● **What is being asked**
Print the listing from its top line through the line containing "const yTicks = [460, 470, 480, 490, 500, 510, 520];", nothing more, and leave out the pictures.

● **Collected data**
+ + + +

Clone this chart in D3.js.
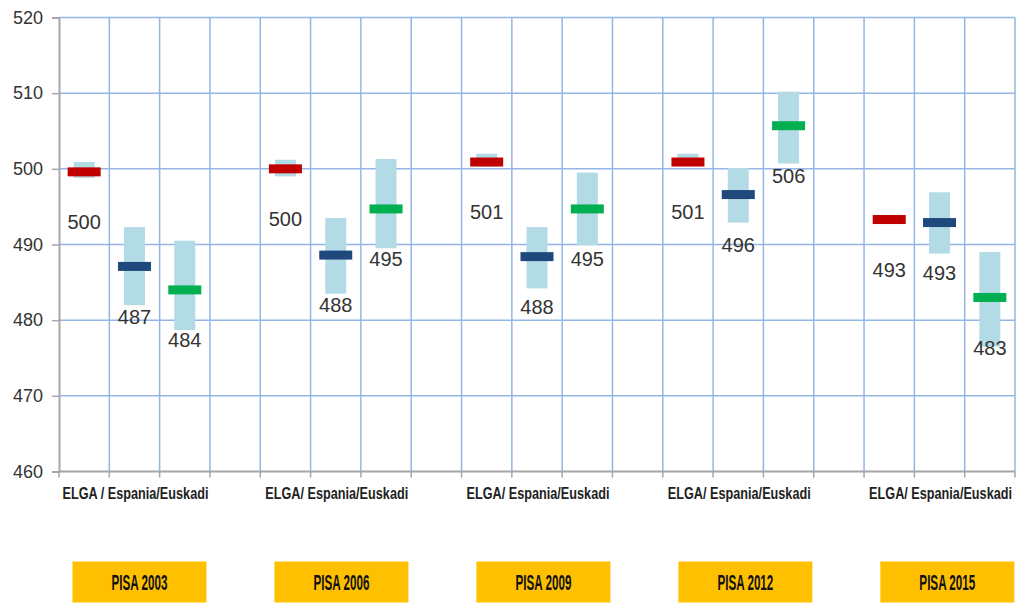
<!DOCTYPE html>
<html>
<head>
<meta charset="utf-8">
<script src="https://cdn.jsdelivr.net/npm/d3@7"></script>
<style>
  html, body { margin: 0; padding: 0; background: #fff; }
  svg { display: block; }
</style>
</head>
<body>
<svg id="chart" width="1017" height="604"></svg>
<script>
// ---- data ----
const groups = ["PISA 2003", "PISA 2006", "PISA 2009", "PISA 2012", "PISA 2015"];
const groupAxisLabels = ["ELGA / Espania/Euskadi", "ELGA/ Espania/Euskadi", "ELGA/ Espania/Euskadi", "ELGA/ Espania/Euskadi", "ELGA/ Espania/Euskadi"];
const entities = ["ELGA", "Espania", "Euskadi"];
const yTicks = [460, 470, 480, 490, 500, 510, 520];

const elgaValue    = [499.6, 500.0, 500.9, 500.9, 493.3];
const elgaLow      = [498.8, 499.0, 500.3, 500.4, 492.8];
const elgaHigh     = [500.9, 501.2, 502.0, 502.0, 493.9];
const elgaLabel    = ["500", "500", "501", "501", "493"];

const espaniaValue = [487.1, 488.6, 488.4, 496.6, 492.9];
const espaniaLow   = [482.0, 483.5, 484.2, 492.9, 488.8];
const espaniaHigh  = [492.3, 493.5, 492.3, 500.1, 496.9];
const espaniaLabel = ["487", "488", "488", "496", "493"];

const euskadiValue = [484.0, 494.7, 494.7, 505.7, 483.0];
const euskadiLow   = [478.7, 489.5, 489.9, 500.7, 476.5];
const euskadiHigh  = [490.5, 501.3, 499.5, 510.2, 489.0];
const euskadiLabel = ["484", "495", "495", "506", "483"];

const seriesColors = ["#c00000", "#1f497d", "#00b050"];

(function () {
// ---- build records ----
const seriesData = [
  {v: elgaValue, lo: elgaLow, hi: elgaHigh, lab: elgaLabel},
  {v: espaniaValue, lo: espaniaLow, hi: espaniaHigh, lab: espaniaLabel},
  {v: euskadiValue, lo: euskadiLow, hi: euskadiHigh, lab: euskadiLabel}
];
const records = [];
groups.forEach((g, gi) => {
  entities.forEach((e, ei) => {
    const s = seriesData[ei];
    records.push({slot: gi * 4 + ei, group: gi, entity: ei,
      value: s.v[gi], low: s.lo[gi], high: s.hi[gi], label: s.lab[gi]});
  });
});

// ---- layout ----
const svg = d3.select("#chart");
const pLeft = 59, pRight = 1015, pTop = 17.5, pBottom = 471.5;
const nSlots = groups.length * 4 - 1;
const x = d3.scaleBand().domain(d3.range(nSlots)).range([pLeft, pRight]).padding(0);
const y = d3.scaleLinear().domain([460, 520]).range([pBottom, pTop]);
const bw = x.bandwidth();

const gridColor = "#94b6e6";
const axisColor = "#a6a6a6";

// condensed text helper: scale horizontally to a target width
function condensed(sel, cx, cy, targetW) {
  sel.each(function (d, i) {
    const t = d3.select(this);
    const w = this.getComputedTextLength();
    const tw = typeof targetW === "function" ? targetW(d, i) : targetW;
    const sx = tw / w;
    t.attr("x", 0).attr("y", 0)
     .attr("transform", `translate(${cx(d, i)},${cy}) scale(${sx},1)`);
  });
}

// horizontal gridlines
svg.append("g").selectAll("line")
  .data(yTicks.filter(t => t > 460))
  .join("line")
  .attr("x1", pLeft).attr("x2", pRight)
  .attr("y1", d => y(d)).attr("y2", d => y(d))
  .attr("stroke", gridColor).attr("stroke-width", 1.5);

// vertical gridlines at slot boundaries
const boundaries = d3.range(nSlots + 1).map(i => pLeft + i * bw);
svg.append("g").selectAll("line")
  .data(boundaries.slice(1))
  .join("line")
  .attr("x1", d => d).attr("x2", d => d)
  .attr("y1", pTop).attr("y2", pBottom)
  .attr("stroke", gridColor).attr("stroke-width", 1.5);

// y axis
const yAxis = svg.append("g")
  .attr("transform", `translate(${pLeft},0)`)
  .call(d3.axisLeft(y).tickValues(yTicks).tickSize(7).tickPadding(9).tickFormat(d3.format("d")));
yAxis.select(".domain").attr("stroke", axisColor).attr("stroke-width", 2);
yAxis.selectAll(".tick line").attr("stroke", axisColor).attr("stroke-width", 1.5);
yAxis.selectAll(".tick text")
  .attr("font-family", "Liberation Sans, Arial, sans-serif")
  .attr("font-size", 18).attr("fill", "#333");

// x axis line and ticks
svg.append("line")
  .attr("x1", pLeft).attr("x2", pRight).attr("y1", pBottom).attr("y2", pBottom)
  .attr("stroke", axisColor).attr("stroke-width", 2);
svg.append("g").selectAll("line")
  .data(boundaries)
  .join("line")
  .attr("x1", d => d).attr("x2", d => d)
  .attr("y1", pBottom).attr("y2", pBottom + 6)
  .attr("stroke", axisColor).attr("stroke-width", 1.5);

// x group labels
svg.append("g").selectAll("text")
  .data(groupAxisLabels)
  .join("text")
  .attr("text-anchor", "middle")
  .attr("font-family", "Liberation Sans, Arial, sans-serif")
  .attr("font-weight", "bold")
  .attr("font-size", 16)
  .attr("fill", "#222")
  .text(d => d)
  .call(condensed, (d, i) => x(i * 4 + 1) + bw / 2 + 1, 499, (d, i) => i === 0 ? 146 : 143);

// range bars
svg.append("g").selectAll("rect")
  .data(records)
  .join("rect")
  .attr("x", d => x(d.slot) + bw / 2 - 10.5)
  .attr("width", 21)
  .attr("y", d => y(d.high))
  .attr("height", d => y(d.low) - y(d.high))
  .attr("fill", "#b3dbe6");

// markers
svg.append("g").selectAll("rect")
  .data(records)
  .join("rect")
  .attr("x", d => x(d.slot) + bw / 2 - 16.5)
  .attr("width", 33)
  .attr("y", d => y(d.value) - 4.5)
  .attr("height", 9)
  .attr("fill", d => seriesColors[d.entity]);

// value labels
svg.append("g").selectAll("text")
  .data(records)
  .join("text")
  .attr("x", d => x(d.slot) + bw / 2)
  .attr("y", d => y(d.value) + 50)
  .attr("dy", "0.36em")
  .attr("text-anchor", "middle")
  .attr("font-family", "Liberation Sans, Arial, sans-serif")
  .attr("font-size", 20)
  .attr("fill", "#333")
  .text(d => d.label);

// PISA boxes
const boxCx = (d, i) => x(i * 4 + 1) + bw / 2 + 5 + i * 0.7;
svg.append("g").selectAll("rect")
  .data(groups)
  .join("rect")
  .attr("x", (d, i) => boxCx(d, i) - 67).attr("width", 134)
  .attr("y", 561.5).attr("height", 41)
  .attr("fill", "#ffc000");
svg.append("g").selectAll("text")
  .data(groups)
  .join("text")
  .attr("text-anchor", "middle")
  .attr("font-family", "Liberation Sans, Arial, sans-serif")
  .attr("font-weight", "bold")
  .attr("font-size", 23)
  .attr("fill", "#111")
  .text(d => d)
  .call(condensed, boxCx, 590, 56);
})();
</script>
</body>
</html>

+ + + +

● **Response**
Clone this chart in D3.js.
<!DOCTYPE html>
<html>
<head>
<meta charset="utf-8">
<script src="https://cdn.jsdelivr.net/npm/d3@7"></script>
<style>
  html, body { margin: 0; padding: 0; background: #fff; }
  svg { display: block; }
</style>
</head>
<body>
<svg id="chart" width="1017" height="604"></svg>
<script>
// ---- data ----
const groups = ["PISA 2003", "PISA 2006", "PISA 2009", "PISA 2012", "PISA 2015"];
const groupAxisLabels = ["ELGA / Espania/Euskadi", "ELGA/ Espania/Euskadi", "ELGA/ Espania/Euskadi", "ELGA/ Espania/Euskadi", "ELGA/ Espania/Euskadi"];
const entities = ["ELGA", "Espania", "Euskadi"];
const yTicks = [460, 470, 480, 490, 500, 510, 520];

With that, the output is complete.